Staff at East Lancashire Hospitals NHS Trust are keeping their promise to provide safe, personal and effective care with the news that no hip fractures were recorded on any of its wards in the past three months.

Saturday, 14th January 2017, 8:30 am
Patient safety manager Sonia Nosheen, divisional director of nursing Jed Walton-Pollard and acute falls lead nurse Helen Howard.

A recent report published by the Nuffield Trust found that the number of hip fractures, also known as fractured neck of femur, in England has increased by more than 15% due to the increase in the numbers of very old people.

However, at East Lancashire, zero hip fractures were recorded between September and November on in-patient wards at Clitheroe Community Hospital, plus the Royal Blackburn Hospital, Burnley General Hospital, Pendle Community Hospital and Accrington Victoria Community Hospital.

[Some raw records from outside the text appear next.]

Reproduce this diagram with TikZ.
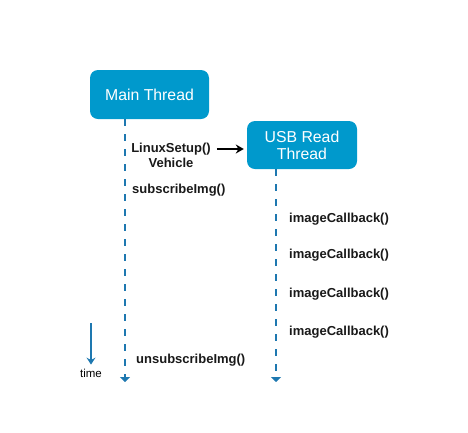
\documentclass[tikz,border=0pt]{standalone}
\usepackage{fontspec}
\setmainfont{Liberation Sans}
\usetikzlibrary{arrows.meta}
\definecolor{boxblue}{HTML}{0099CC}
\definecolor{lineblue}{HTML}{1E78B0}
\begin{document}
\begin{tikzpicture}[x=1pt,y=-1pt,
  thread/.style={draw=none,fill=boxblue,rounded corners=8pt,text=white,
    font=\fontsize{15.8}{17}\selectfont,align=center,inner sep=0pt},
  lifeline/.style={draw=lineblue,line width=2pt,dash pattern=on 7pt off 8pt,
    -{Triangle[width=10pt,length=5pt]}},
  call/.style={font=\bfseries\fontsize{13}{14}\selectfont,inner sep=0pt,text=black!90},
]
\useasboundingbox (0,0) rectangle (468,432);
\node[thread,minimum width=119pt,minimum height=49pt] (main) at (149.5,94.5) {Main Thread};
\node[thread,minimum width=110pt,minimum height=48pt] (usb) at (302,145) {USB Read\\Thread};
\coordinate (mainend) at (125,382);
\coordinate (usbend) at (276,382);
\draw[lifeline] (main.south -| mainend) -- (mainend);
\draw[lifeline] (usb.south -| usbend) -- (usbend);
\node[call] (ls) at (171,149) {LinuxSetup()};
\node[call] (veh) at (171,163) {Vehicle};
\coordinate (arrend) at (usb.west |- ls.east);
\draw[line width=1.7pt,-{Stealth[length=8pt,width=9pt]}] ([xshift=6pt]ls.east) -- ([xshift=-3pt]arrend);
\node[call,anchor=west] (sub) at (132,190) {subscribeImg()};
\node[call,anchor=west] (cb1) at (289,219) {imageCallback()};
\node[call,anchor=west] (cb2) at (289,255) {imageCallback()};
\node[call,anchor=west] (cb3) at (289,294) {imageCallback()};
\node[call,anchor=west] (cb4) at (289,332) {imageCallback()};
\node[call,anchor=west] (unsub) at (136,360) {unsubscribeImg()};
\coordinate (tstart) at (91,323);
\node[font=\fontsize{11.5}{13}\selectfont,inner sep=0pt] (time) at (91,373) {time};
\draw[lineblue,line width=1.6pt,-{Stealth[length=7pt,width=9pt,inset=2.5pt]}] (tstart) -- ([yshift=4pt]time.north);
\end{tikzpicture}
\end{document}
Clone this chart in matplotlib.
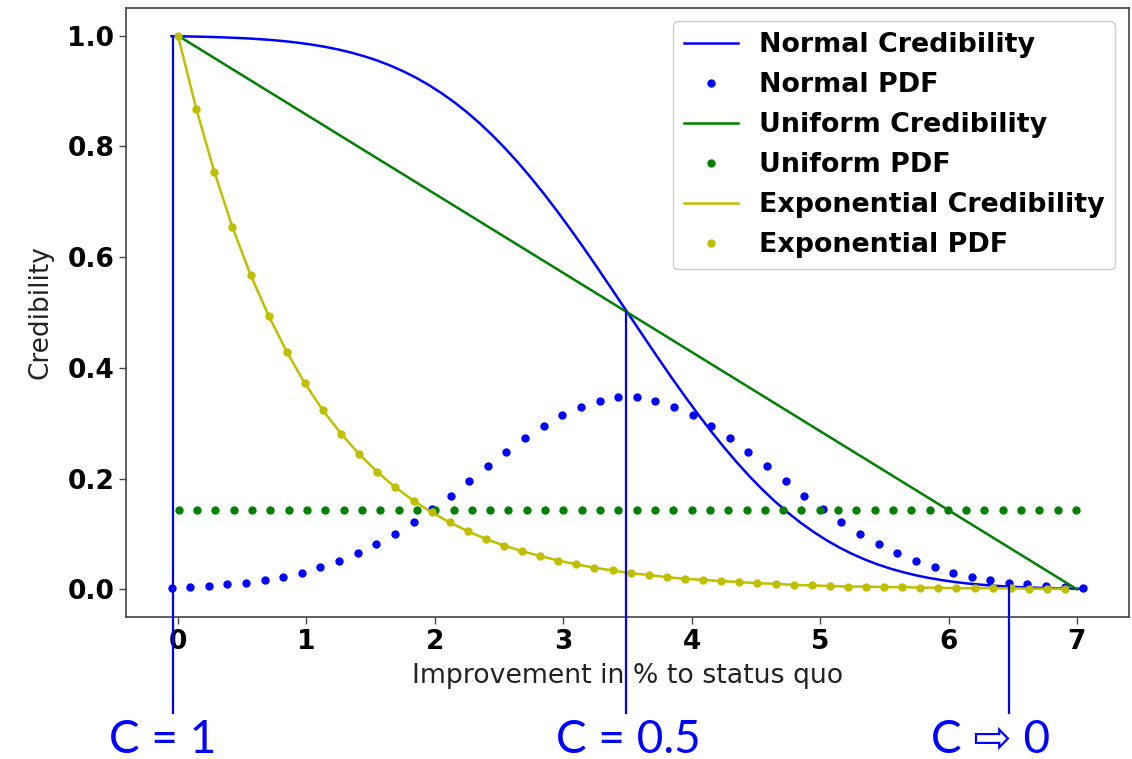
import matplotlib
matplotlib.use("Agg")
import matplotlib.pyplot as plt

# Normal distribution (mean 3.5): sample grid and density
normal_x = [-0.050, 0.095, 0.240, 0.385, 0.530, 0.674, 0.819, 0.964, 1.109, 1.254,
            1.399, 1.544, 1.689, 1.834, 1.979, 2.123, 2.268, 2.413, 2.558, 2.703,
            2.848, 2.993, 3.138, 3.283, 3.428, 3.572, 3.717, 3.862, 4.007, 4.152,
            4.297, 4.442, 4.587, 4.732, 4.877, 5.021, 5.166, 5.311, 5.456, 5.601,
            5.746, 5.891, 6.036, 6.181, 6.326, 6.470, 6.615, 6.760, 6.905, 7.050]
normal_pdf = [0.003, 0.004, 0.006, 0.009, 0.012, 0.017, 0.023, 0.030, 0.040, 0.051,
              0.065, 0.081, 0.100, 0.121, 0.145, 0.169, 0.195, 0.222, 0.248, 0.273,
              0.295, 0.315, 0.330, 0.341, 0.347, 0.347, 0.341, 0.330, 0.315, 0.295,
              0.273, 0.248, 0.222, 0.195, 0.169, 0.145, 0.121, 0.100, 0.081, 0.065,
              0.051, 0.040, 0.030, 0.023, 0.017, 0.012, 0.009, 0.006, 0.004, 0.003]

# Normal credibility (1 - CDF) on a finer grid for a smooth curve
normal_cred_x = [-0.05, 0.05, 0.15, 0.25, 0.35, 0.45, 0.55, 0.65, 0.75, 0.85,
                 0.95, 1.05, 1.15, 1.25, 1.35, 1.45, 1.55, 1.65, 1.75, 1.85,
                 1.95, 2.05, 2.15, 2.25, 2.35, 2.45, 2.55, 2.65, 2.75, 2.85,
                 2.95, 3.05, 3.15, 3.25, 3.35, 3.45, 3.55, 3.65, 3.75, 3.85,
                 3.95, 4.05, 4.15, 4.25, 4.35, 4.45, 4.55, 4.65, 4.75, 4.85,
                 4.95, 5.05, 5.15, 5.25, 5.35, 5.45, 5.55, 5.65, 5.75, 5.85,
                 5.95, 6.05, 6.15, 6.25, 6.35, 6.45, 6.55, 6.65, 6.75, 6.85,
                 6.95, 7.05]
normal_cred = [0.9990, 0.9987, 0.9982, 0.9977, 0.9969, 0.9960, 0.9949, 0.9934, 0.9917, 0.9895,
               0.9868, 0.9835, 0.9796, 0.9749, 0.9693, 0.9628, 0.9552, 0.9463, 0.9361, 0.9245,
               0.9113, 0.8965, 0.8800, 0.8617, 0.8416, 0.8196, 0.7958, 0.7703, 0.7430, 0.7142,
               0.6839, 0.6523, 0.6197, 0.5861, 0.5519, 0.5174, 0.4827, 0.4481, 0.4139, 0.3803,
               0.3477, 0.3161, 0.2858, 0.2570, 0.2297, 0.2042, 0.1804, 0.1584, 0.1383, 0.1200,
               0.1035, 0.0887, 0.0755, 0.0639, 0.0537, 0.0448, 0.0372, 0.0307, 0.0251, 0.0204,
               0.0165, 0.0132, 0.0105, 0.0084, 0.0066, 0.0051, 0.0040, 0.0031, 0.0023, 0.0018,
               0.0013, 0.0010]

# Uniform distribution on [0, 7]
uniform_x = [0.007, 0.150, 0.292, 0.435, 0.577, 0.720, 0.862, 1.005, 1.148, 1.290,
             1.433, 1.575, 1.718, 1.861, 2.003, 2.146, 2.288, 2.431, 2.573, 2.716,
             2.858, 3.001, 3.144, 3.286, 3.429, 3.571, 3.714, 3.856, 3.999, 4.142,
             4.284, 4.427, 4.569, 4.712, 4.854, 4.997, 5.140, 5.282, 5.425, 5.567,
             5.710, 5.852, 5.995, 6.138, 6.280, 6.423, 6.565, 6.708, 6.850, 6.993]
uniform_pdf = [0.143] * len(uniform_x)
uniform_line_x = [0.0, 7.0]
uniform_cred = [1.0, 0.0]

# Exponential distribution (rate 1): density and credibility coincide
expon_x = [0.001, 0.142, 0.283, 0.424, 0.565, 0.706, 0.847, 0.988, 1.129, 1.270,
           1.411, 1.552, 1.693, 1.834, 1.975, 2.115, 2.256, 2.397, 2.538, 2.679,
           2.820, 2.961, 3.102, 3.243, 3.384, 3.525, 3.666, 3.807, 3.948, 4.089,
           4.230, 4.371, 4.512, 4.653, 4.794, 4.935, 5.076, 5.217, 5.358, 5.499,
           5.639, 5.780, 5.921, 6.062, 6.203, 6.344, 6.485, 6.626, 6.767, 6.908]
expon_pdf = [0.999, 0.868, 0.754, 0.654, 0.568, 0.494, 0.429, 0.372, 0.323, 0.281,
             0.244, 0.212, 0.184, 0.160, 0.139, 0.121, 0.105, 0.091, 0.079, 0.069,
             0.060, 0.052, 0.045, 0.039, 0.034, 0.029, 0.026, 0.022, 0.019, 0.017,
             0.015, 0.013, 0.011, 0.010, 0.008, 0.007, 0.006, 0.005, 0.005, 0.004,
             0.004, 0.003, 0.003, 0.002, 0.002, 0.002, 0.002, 0.001, 0.001, 0.001]
expon_cred = list(expon_pdf)

xticks = [0, 1, 2, 3, 4, 5, 6, 7]
xtick_labels = ["0", "1", "2", "3", "4", "5", "6", "7"]
yticks = [0.0, 0.2, 0.4, 0.6, 0.8, 1.0]
ytick_labels = ["0.0", "0.2", "0.4", "0.6", "0.8", "1.0"]

# Reference markers for the credibility levels
guide_x = [-0.04, 3.49, 6.47]
guide_top = [1.0, 0.5, 0.007]
guide_bottom = -0.224
guide_texts = ["C = 1", "C = 0.5", "C \u21e8 0"]
guide_text_x = [0.144, 0.555, 0.875]

fig = plt.figure(figsize=(11.32, 7.59), dpi=100)
ax = fig.add_axes([0.1113, 0.1871, 0.8860, 0.8024])

lw = 1.8
ms = 10
ax.plot(normal_cred_x, normal_cred, color="b", lw=lw, label="Normal Credibility")
ax.plot(normal_x, normal_pdf, "b.", ms=ms, label="Normal PDF")
ax.plot(uniform_line_x, uniform_cred, color="g", lw=lw, label="Uniform Credibility")
ax.plot(uniform_x, uniform_pdf, "g.", ms=ms, label="Uniform PDF")
ax.plot(expon_x, expon_cred, color="y", lw=lw, label="Exponential Credibility")
ax.plot(expon_x, expon_pdf, "y.", ms=ms, label="Exponential PDF")

ax.set_xlim(-0.405, 7.405)
ax.set_ylim(-0.05, 1.05)
ax.set_xticks(xticks, xtick_labels, fontsize=19, fontweight="bold")
ax.set_yticks(yticks, ytick_labels, fontsize=19, fontweight="bold")
ax.tick_params(length=5, width=1.0, color="#444444")
for sp in ax.spines.values():
    sp.set_color("#444444")
    sp.set_linewidth(1.2)

ax.set_xlabel("Improvement in % to status quo", fontsize=19.3, color="#222222", labelpad=6)
ax.set_ylabel("Credibility", fontsize=19, color="#222222", labelpad=10)

ax.legend(loc="upper right", prop={"size": 19.4, "weight": "bold"}, framealpha=1.0,
          labelspacing=0.52)

for gx, gt in zip(guide_x, guide_top):
    ax.plot([gx, gx], [gt, guide_bottom], color="#0000ff", lw=1.6, clip_on=False, zorder=5)

for tx, txt in zip(guide_text_x, guide_texts):
    fig.text(tx, 0.008, txt, ha="center", va="baseline", fontsize=33, color="#0000ff",
             family=["Lato", "DejaVu Sans"])

fig.savefig("out.png", dpi=100)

“Good nursing care and new ways of thinking are paying off for our patients at East Lancashire Hospitals NHS Trust,” said director of nursing, Christine Pearson.

“Falls remain a cause of harm to patients in hospitals worldwide and can be difficult to eradicate.

“Tto have no hip fractures for three months is a tribute to the excellent care provided by our nurses and health care assistants, and the quality of training we give to reduce falls.”

Prior to September, an average of three patients a month suffered hip fracture after falling on a hospital ward.

“Hip fractures are one of the most serious fall injuries,” said lead falls nurse, Sister Helen Howard.

“It is hard to recover from a hip fracture and as the population gets older, the number of hip fractures is, unfortunately, likely to go up.

“So to have no hip fractures at all for three months is good news for patients and for the NHS as the cost of each hip fracture is estimated at £25,000 and hip fracture patients typically spend over 20 days in a hospital bed.”

The Trust’s success in drastically reducing hip fractures for three months follows its achievements in cutting the overall number of in-patient falls by 19% in the two-year period up to September 2016.